§ Requirement: Take the material below and retype it in full; pictures are left out.

★ ★ ★

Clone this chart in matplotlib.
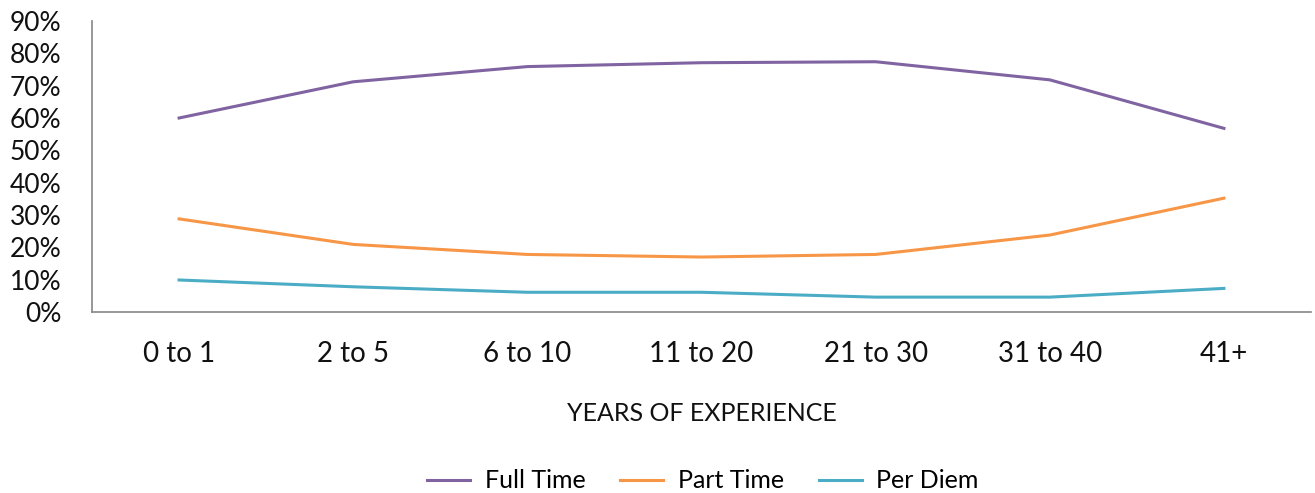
import matplotlib.pyplot as plt
from matplotlib.ticker import PercentFormatter

years = ["0 to 1", "2 to 5", "6 to 10", "11 to 20", "21 to 30", "31 to 40", "41+"]
full_time = [60.0, 71.2, 75.9, 77.1, 77.4, 71.8, 56.8]
part_time = [28.8, 20.9, 17.8, 17.0, 17.8, 23.8, 35.2]
per_diem = [9.9, 7.8, 6.1, 6.1, 4.6, 4.6, 7.3]

series = [("Full Time", full_time, "#8064A2"),
          ("Part Time", part_time, "#F79646"),
          ("Per Diem", per_diem, "#4BACC6")]

plt.rcParams["font.family"] = ["Lato", "DejaVu Sans"]
plt.rcParams["font.size"] = 20

fig = plt.figure(figsize=(13.15, 4.93), dpi=100)
ax = fig.add_axes([92 / 1315, 1 - 312 / 493, (1311 - 92) / 1315, (312 - 21) / 493])

x = range(len(years))
for name, vals, color in series:
    ax.plot(x, vals, color=color, lw=2.2, label=name, solid_joinstyle="round")

ax.set_xlim(-0.5, len(years) - 0.5)
ax.set_ylim(0, 90)
ax.set_yticks(range(0, 91, 10))
ax.yaxis.set_major_formatter(PercentFormatter(decimals=0))
ax.set_xticks(list(x))
ax.set_xticklabels(years)
ax.tick_params(axis="both", length=0, colors="#111111")
ax.tick_params(axis="x", pad=21, labelsize=20)
ax.tick_params(axis="y", pad=22, labelsize=19)

for side in ["top", "right"]:
    ax.spines[side].set_visible(False)
for side in ["left", "bottom"]:
    ax.spines[side].set_color("#868686")
    ax.spines[side].set_linewidth(1.2)

ax.set_xlabel("YEARS OF EXPERIENCE", fontsize=18, labelpad=25, color="#111111")

ax.legend(loc="center", bbox_to_anchor=(703 / 1315, 1 - 481 / 493),
          bbox_transform=fig.transFigure, ncol=3, frameon=False,
          fontsize=18, handlelength=1.7, columnspacing=1.4, handletextpad=0.6)

fig.savefig("out.png", dpi=100)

★ ★ ★

§ The completed task:
Clone this chart in matplotlib.
import matplotlib.pyplot as plt
from matplotlib.ticker import PercentFormatter

years = ["0 to 1", "2 to 5", "6 to 10", "11 to 20", "21 to 30", "31 to 40", "41+"]
full_time = [60.0, 71.2, 75.9, 77.1, 77.4, 71.8, 56.8]
part_time = [28.8, 20.9, 17.8, 17.0, 17.8, 23.8, 35.2]
per_diem = [9.9, 7.8, 6.1, 6.1, 4.6, 4.6, 7.3]

series = [("Full Time", full_time, "#8064A2"),
          ("Part Time", part_time, "#F79646"),
          ("Per Diem", per_diem, "#4BACC6")]

plt.rcParams["font.family"] = ["Lato", "DejaVu Sans"]
plt.rcParams["font.size"] = 20

fig = plt.figure(figsize=(13.15, 4.93), dpi=100)
ax = fig.add_axes([92 / 1315, 1 - 312 / 493, (1311 - 92) / 1315, (312 - 21) / 493])

x = range(len(years))
for name, vals, color in series:
    ax.plot(x, vals, color=color, lw=2.2, label=name, solid_joinstyle="round")

ax.set_xlim(-0.5, len(years) - 0.5)
ax.set_ylim(0, 90)
ax.set_yticks(range(0, 91, 10))
ax.yaxis.set_major_formatter(PercentFormatter(decimals=0))
ax.set_xticks(list(x))
ax.set_xticklabels(years)
ax.tick_params(axis="both", length=0, colors="#111111")
ax.tick_params(axis="x", pad=21, labelsize=20)
ax.tick_params(axis="y", pad=22, labelsize=19)

for side in ["top", "right"]:
    ax.spines[side].set_visible(False)
for side in ["left", "bottom"]:
    ax.spines[side].set_color("#868686")
    ax.spines[side].set_linewidth(1.2)

ax.set_xlabel("YEARS OF EXPERIENCE", fontsize=18, labelpad=25, color="#111111")

ax.legend(loc="center", bbox_to_anchor=(703 / 1315, 1 - 481 / 493),
          bbox_transform=fig.transFigure, ncol=3, frameon=False,
          fontsize=18, handlelength=1.7, columnspacing=1.4, handletextpad=0.6)

fig.savefig("out.png", dpi=100)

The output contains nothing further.